Virus relief bill remains up in air as negotiations resume
WASHINGTON (AP) — Slow, grinding negotiations on a huge COVID-19 relief bill are set to resume Monday afternoon, but the path forward promises to be challenging and time is already growing short. Republicans are griping that House Speaker Nancy Pelosi won’t drop her expansive wish list even as concerns are mounting that the White House needs to be more sure-footed in the negotiations.
Both the Trump administration negotiating team and top Capitol Hill Democrats remain far apart, and talks since Saturday — when the combatants announced modest progress — have yet to lend momentum. Both sides used television appearances over the weekend to showcase their differences.

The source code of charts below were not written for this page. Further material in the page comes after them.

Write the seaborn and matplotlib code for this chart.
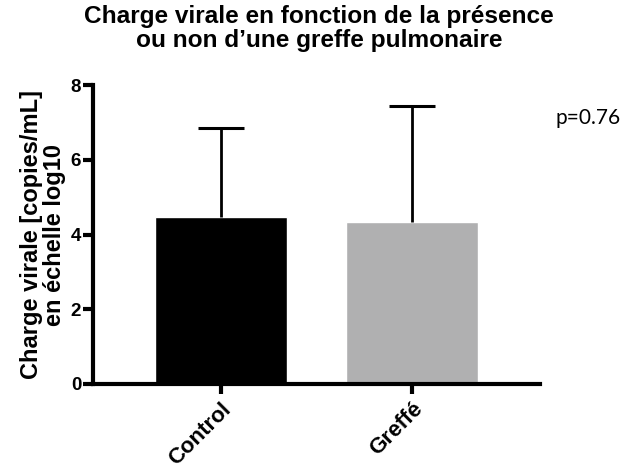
import matplotlib
matplotlib.use("Agg")
import matplotlib.pyplot as plt
import seaborn as sns
import pandas as pd

# values (log10 copies/mL)
groups = ["Control", "Greffé"]
means = [4.47, 4.35]
sd = [2.38, 3.08]
colors = ["#000000", "#b0b0b1"]

sns.set_style("ticks")
plt.rcParams['font.family'] = ['Liberation Sans', 'DejaVu Sans']
for key in ['text.color', 'axes.labelcolor', 'xtick.color', 'ytick.color', 'axes.edgecolor']:
    plt.rcParams[key] = 'black'

df = pd.DataFrame({'group': groups, 'mean': means})

fig = plt.figure(figsize=(6.28, 4.68), dpi=100)
ax = fig.add_axes([0.148, 0.1795, 0.712, 0.6385])

sns.barplot(data=df, x='group', y='mean', hue='group', palette=colors,
            width=0.69, errorbar=None, legend=False, ax=ax, saturation=1)

# upper SD only, GraphPad style
eb = ax.errorbar(range(len(groups)), means, yerr=[[0] * len(sd), sd], fmt='none',
                 ecolor='black', elinewidth=2, capsize=16.5, capthick=2.2)
eb[1][0].set_visible(False)  # drop the lower cap

ax.set_ylim(0, 8)
ax.set_xlim(-0.67, 1.67)
ax.set_yticks([0, 2, 4, 6, 8])
ax.set_xlabel('')
ax.set_ylabel("Charge virale [copies/mL]\nen échelle log10", fontsize=17,
              fontweight='bold', labelpad=3, linespacing=1.0)
for s in ['top', 'right']:
    ax.spines[s].set_visible(False)
for s in ['left', 'bottom']:
    ax.spines[s].set_linewidth(3)
ax.tick_params(axis='both', width=3, length=7)
ax.tick_params(axis='y', labelsize=13.5, pad=1.5)
for lab in ax.get_yticklabels():
    lab.set_fontweight('bold')
ax.set_xticks(range(len(groups)))
ax.set_xticklabels(groups, rotation=45, ha='right', rotation_mode='anchor',
                   fontweight='bold', fontsize=16)

fig.suptitle("Charge virale en fonction de la présence\nou non d’une greffe pulmonaire",
             fontsize=17.6, fontweight='bold', x=0.508, y=0.99, linespacing=1.05)
fig.text(0.884, 0.748, "p=0.76", fontsize=15, va='center',
         family=['Lato', 'DejaVu Sans'])

fig.savefig("out.png", dpi=100)
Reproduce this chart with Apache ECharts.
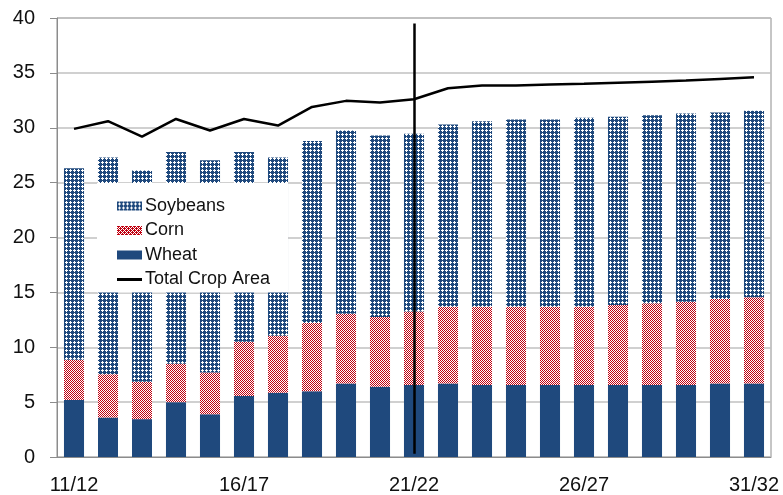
<!DOCTYPE html>
<html>
<head>
<meta charset="utf-8">
<script src="https://cdn.jsdelivr.net/npm/echarts@6/dist/echarts.min.js"></script>
<style>
html, body { margin: 0; padding: 0; background: #fff; }
#chart { width: 783px; height: 495px; }
</style>
</head>
<body>
<div id="chart"></div>
<script>
var years = ['11/12', '12/13', '13/14', '14/15', '15/16', '16/17', '17/18', '18/19', '19/20', '20/21',
    '21/22', '22/23', '23/24', '24/25', '25/26', '26/27', '27/28', '28/29', '29/30', '30/31', '31/32'];
var wheat = [5.2, 3.6, 3.45, 5.0, 3.9, 5.55, 5.85, 6.0, 6.7, 6.4, 6.55, 6.7, 6.55, 6.55, 6.55, 6.55, 6.55, 6.55, 6.55, 6.7, 6.7];
var corn = [3.65, 3.95, 3.4, 3.5, 3.8, 4.95, 5.2, 6.2, 6.35, 6.35, 6.7, 7.0, 7.15, 7.15, 7.15, 7.15, 7.3, 7.45, 7.6, 7.7, 7.85];
var soybeans = [17.45, 19.75, 19.25, 19.3, 19.35, 17.3, 16.25, 16.6, 16.7, 16.55, 16.2, 16.6, 16.9, 17.05, 17.05, 17.2, 17.15, 17.15, 17.15, 17.0, 17.0];
var totalArea = [29.9, 30.6, 29.2, 30.8, 29.75, 30.8, 30.2, 31.9, 32.45, 32.3, 32.6, 33.6, 33.85, 33.85, 33.95, 34.0, 34.1, 34.2, 34.3, 34.45, 34.6];
var yTicks = [0, 5, 10, 15, 20, 25, 30, 35, 40];
var splitYear = '21/22';

// fill patterns
function makeTile(size, bg, fg, cells) {
    var c = document.createElement('canvas');
    c.width = size; c.height = size;
    var ctx = c.getContext('2d');
    ctx.fillStyle = bg;
    ctx.fillRect(0, 0, size, size);
    ctx.fillStyle = fg;
    cells.forEach(function (p) { ctx.fillRect(p[0], p[1], 1, 1); });
    return { image: c, repeat: 'repeat' };
}
var soyFill = makeTile(4, '#1f497d', '#ffffff', [[2, 1], [1, 2], [2, 2], [3, 2], [2, 3]]);
var cornFill = makeTile(2, '#ffffff', '#c00010', [[0, 0], [1, 1]]);
var cornKey = makeTile(4, '#ffffff', '#c00010', [[0, 0], [1, 1], [2, 0], [3, 1], [0, 2], [1, 3], [2, 2], [3, 3], [1, 0], [3, 2]]);

var chart = echarts.init(document.getElementById('chart'));
var font = 'Liberation Sans, Arial, sans-serif';

chart.setOption({
    animation: false,
    textStyle: { fontFamily: font },
    grid: {
        left: 57, right: 12, top: 18, bottom: 38,
        show: true, borderColor: '#8c8c8c', borderWidth: 1
    },
    legend: {
        orient: 'vertical',
        left: 97, top: 183,
        padding: [13, 18, 3, 20],
        backgroundColor: '#ffffff',
        itemWidth: 25, itemHeight: 9, itemGap: 4.5,
        textStyle: { fontSize: 18, lineHeight: 20, color: '#111', fontFamily: font, padding: [0, 0, 0, -2] },
        data: [
            { name: 'Soybeans', icon: 'rect', itemStyle: { color: soyFill } },
            { name: 'Corn', icon: 'rect', itemStyle: { color: cornKey } },
            { name: 'Wheat', icon: 'rect', itemStyle: { color: '#1f497d' } },
            { name: 'Total Crop Area', icon: 'path://M0 0H25V3H0Z', itemStyle: { color: '#000' } }
        ]
    },
    xAxis: {
        type: 'category',
        data: years,
        axisLine: { lineStyle: { color: '#8c8c8c' } },
        axisTick: { interval: 0, length: 6, lineStyle: { color: '#8c8c8c' } },
        axisLabel: { interval: 4, fontSize: 20, color: '#111', margin: 18 }
    },
    yAxis: {
        type: 'value',
        min: 0, max: 40, interval: 5,
        axisLine: { show: true, lineStyle: { color: '#8c8c8c' } },
        axisTick: { show: true, length: 7, lineStyle: { color: '#8c8c8c' } },
        axisLabel: {
            fontSize: 20, color: '#111', margin: 22,
            formatter: function (v) { return yTicks.indexOf(v) >= 0 ? String(v) : ''; }
        },
        splitLine: { lineStyle: { color: '#c0c0c0', width: 1.5 } }
    },
    series: [
        { name: 'Wheat', type: 'bar', stack: 'area', barWidth: '59%', data: wheat,
          itemStyle: { color: '#1f497d' } },
        { name: 'Corn', type: 'bar', stack: 'area', data: corn,
          itemStyle: { color: cornFill } },
        { name: 'Soybeans', type: 'bar', stack: 'area', data: soybeans,
          itemStyle: { color: soyFill } },
        { name: 'Total Crop Area', type: 'line', data: totalArea, z: 5,
          symbol: 'none', showSymbol: false,
          itemStyle: { color: '#000' },
          lineStyle: { color: '#000', width: 2.5 },
          markLine: {
              silent: true, symbol: 'none', animation: false,
              label: { show: false },
              lineStyle: { color: '#000', width: 2.5, type: 'solid' },
              data: [[{ coord: [splitYear, 0.3] }, { coord: [splitYear, 39.5] }]]
          } }
    ]
});
</script>
</body>
</html>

Ahead of Monday’s talks, all sides predict a long slog ahead despite the lapse of a $600-per-week supplemental COVID-19 jobless benefit, the beginning of school season and the call of lawmakers’ cherished August recess. Several more days of talks are expected, if not more.
The White House is seeking opportunities to boost President Donald Trump, like another round of $1,200 stimulus payments and extending the supplemental jobless benefit and partial eviction ban. Pelosi, the top Democratic negotiator, appears intent on an agreement as well, but she’s made it clear she needs big money for state and local governments, unemployment benefits, and food aid.
Appearances by the principal negotiators on Sunday’s news shows featured continued political shots by White House chief of staff Mark Meadows at Pelosi for turning down a one-week extension of the $600 benefit in talks last week.